Drop the pictures, then extract the listing word for word.

Data shown:
|---|

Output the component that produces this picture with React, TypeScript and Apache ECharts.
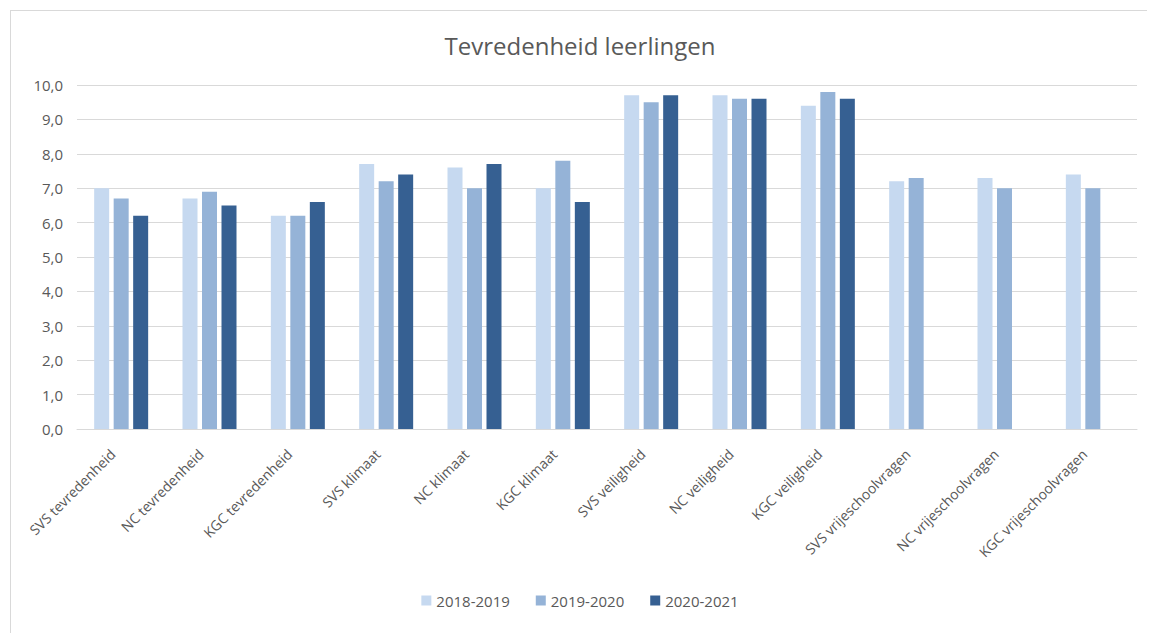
import React, { useEffect, useRef } from "react";
import * as echarts from "echarts";

const categories = [
  "SVS tevredenheid",
  "NC tevredenheid",
  "KGC tevredenheid",
  "SVS klimaat",
  "NC klimaat",
  "KGC klimaat",
  "SVS veiligheid",
  "NC veiligheid",
  "KGC veiligheid",
  "SVS vrijeschoolvragen",
  "NC vrijeschoolvragen",
  "KGC vrijeschoolvragen",
];
const seriesNames = ["2018-2019", "2019-2020", "2020-2021"];
const s2018 = [7.0, 6.7, 6.2, 7.7, 7.6, 7.0, 9.7, 9.7, 9.4, 7.2, 7.3, 7.4];
const s2019 = [6.7, 6.9, 6.2, 7.2, 7.0, 7.8, 9.5, 9.6, 9.8, 7.3, 7.0, 7.0];
const s2020 = [6.2, 6.5, 6.6, 7.4, 7.7, 6.6, 9.7, 9.6, 9.6, null, null, null];
const colors = ["#C6D9F0", "#95B3D7", "#366092"];

export default function App() {
  const ref = useRef<HTMLDivElement>(null);
  useEffect(() => {
    if (!ref.current) return;
    const chart = echarts.init(ref.current, null, { renderer: "svg" });
    const font = "Open Sans, Liberation Sans, sans-serif";
    const data = [s2018, s2019, s2020];
    chart.setOption({
      animation: false,
      textStyle: { fontFamily: font },
      title: {
        text: "Tevredenheid leerlingen",
        left: "center",
        top: 17,
        textStyle: { fontSize: 24, fontWeight: "normal", color: "#595959", fontFamily: font },
      },
      legend: {
        data: seriesNames,
        bottom: 20,
        left: "center",
        itemWidth: 10,
        itemHeight: 10,
        itemGap: 26,
        icon: "rect",
        textStyle: { fontSize: 15, color: "#595959", fontFamily: font },
      },
      grid: { left: 66, right: 12, top: 74, bottom: 204, containLabel: false },
      xAxis: {
        type: "category",
        data: categories,
        axisLine: { lineStyle: { color: "#D9D9D9" } },
        axisTick: { show: false },
        axisLabel: {
          rotate: 45,
          interval: 0,
          color: "#595959",
          fontSize: 14,
          margin: 14,
          padding: [0, 12, 0, 0],
          fontFamily: font,
        },
      },
      yAxis: {
        type: "value",
        min: 0,
        max: 10,
        interval: 1,
        axisLine: { show: false },
        axisTick: { show: false },
        splitLine: { lineStyle: { color: "#D9D9D9" } },
        axisLabel: {
          formatter: (v: number) => v.toFixed(1).replace(".", ","),
          color: "#595959",
          fontSize: 15,
          margin: 14,
          fontFamily: font,
        },
      },
      series: seriesNames.map((name, i) => ({
        name,
        type: "bar",
        data: data[i],
        barWidth: 15,
        barGap: "30%",
        barCategoryGap: "40%",
        itemStyle: { color: colors[i] },
      })),
    });
    return () => chart.dispose();
  }, []);
  return (
    <div
      style={{
        marginLeft: 2,
        marginTop: 2,
        width: 1138,
        height: 622,
        border: "1px solid #D9D9D9",
        background: "#fff",
      }}
    >
      <div ref={ref} style={{ width: 1138, height: 622 }} />
    </div>
  );
}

|---|

Result of the task:
Output the component that produces this picture with React, TypeScript and Apache ECharts.
import React, { useEffect, useRef } from "react";
import * as echarts from "echarts";

const categories = [
  "SVS tevredenheid",
  "NC tevredenheid",
  "KGC tevredenheid",
  "SVS klimaat",
  "NC klimaat",
  "KGC klimaat",
  "SVS veiligheid",
  "NC veiligheid",
  "KGC veiligheid",
  "SVS vrijeschoolvragen",
  "NC vrijeschoolvragen",
  "KGC vrijeschoolvragen",
];
const seriesNames = ["2018-2019", "2019-2020", "2020-2021"];
const s2018 = [7.0, 6.7, 6.2, 7.7, 7.6, 7.0, 9.7, 9.7, 9.4, 7.2, 7.3, 7.4];
const s2019 = [6.7, 6.9, 6.2, 7.2, 7.0, 7.8, 9.5, 9.6, 9.8, 7.3, 7.0, 7.0];
const s2020 = [6.2, 6.5, 6.6, 7.4, 7.7, 6.6, 9.7, 9.6, 9.6, null, null, null];
const colors = ["#C6D9F0", "#95B3D7", "#366092"];

export default function App() {
  const ref = useRef<HTMLDivElement>(null);
  useEffect(() => {
    if (!ref.current) return;
    const chart = echarts.init(ref.current, null, { renderer: "svg" });
    const font = "Open Sans, Liberation Sans, sans-serif";
    const data = [s2018, s2019, s2020];
    chart.setOption({
      animation: false,
      textStyle: { fontFamily: font },
      title: {
        text: "Tevredenheid leerlingen",
        left: "center",
        top: 17,
        textStyle: { fontSize: 24, fontWeight: "normal", color: "#595959", fontFamily: font },
      },
      legend: {
        data: seriesNames,
        bottom: 20,
        left: "center",
        itemWidth: 10,
        itemHeight: 10,
        itemGap: 26,
        icon: "rect",
        textStyle: { fontSize: 15, color: "#595959", fontFamily: font },
      },
      grid: { left: 66, right: 12, top: 74, bottom: 204, containLabel: false },
      xAxis: {
        type: "category",
        data: categories,
        axisLine: { lineStyle: { color: "#D9D9D9" } },
        axisTick: { show: false },
        axisLabel: {
          rotate: 45,
          interval: 0,
          color: "#595959",
          fontSize: 14,
          margin: 14,
          padding: [0, 12, 0, 0],
          fontFamily: font,
        },
      },
      yAxis: {
        type: "value",
        min: 0,
        max: 10,
        interval: 1,
        axisLine: { show: false },
        axisTick: { show: false },
        splitLine: { lineStyle: { color: "#D9D9D9" } },
        axisLabel: {
          formatter: (v: number) => v.toFixed(1).replace(".", ","),
          color: "#595959",
          fontSize: 15,
          margin: 14,
          fontFamily: font,
        },
      },
      series: seriesNames.map((name, i) => ({
        name,
        type: "bar",
        data: data[i],
        barWidth: 15,
        barGap: "30%",
        barCategoryGap: "40%",
        itemStyle: { color: colors[i] },
      })),
    });
    return () => chart.dispose();
  }, []);
  return (
    <div
      style={{
        marginLeft: 2,
        marginTop: 2,
        width: 1138,
        height: 622,
        border: "1px solid #D9D9D9",
        background: "#fff",
      }}
    >
      <div ref={ref} style={{ width: 1138, height: 622 }} />
    </div>
  );
}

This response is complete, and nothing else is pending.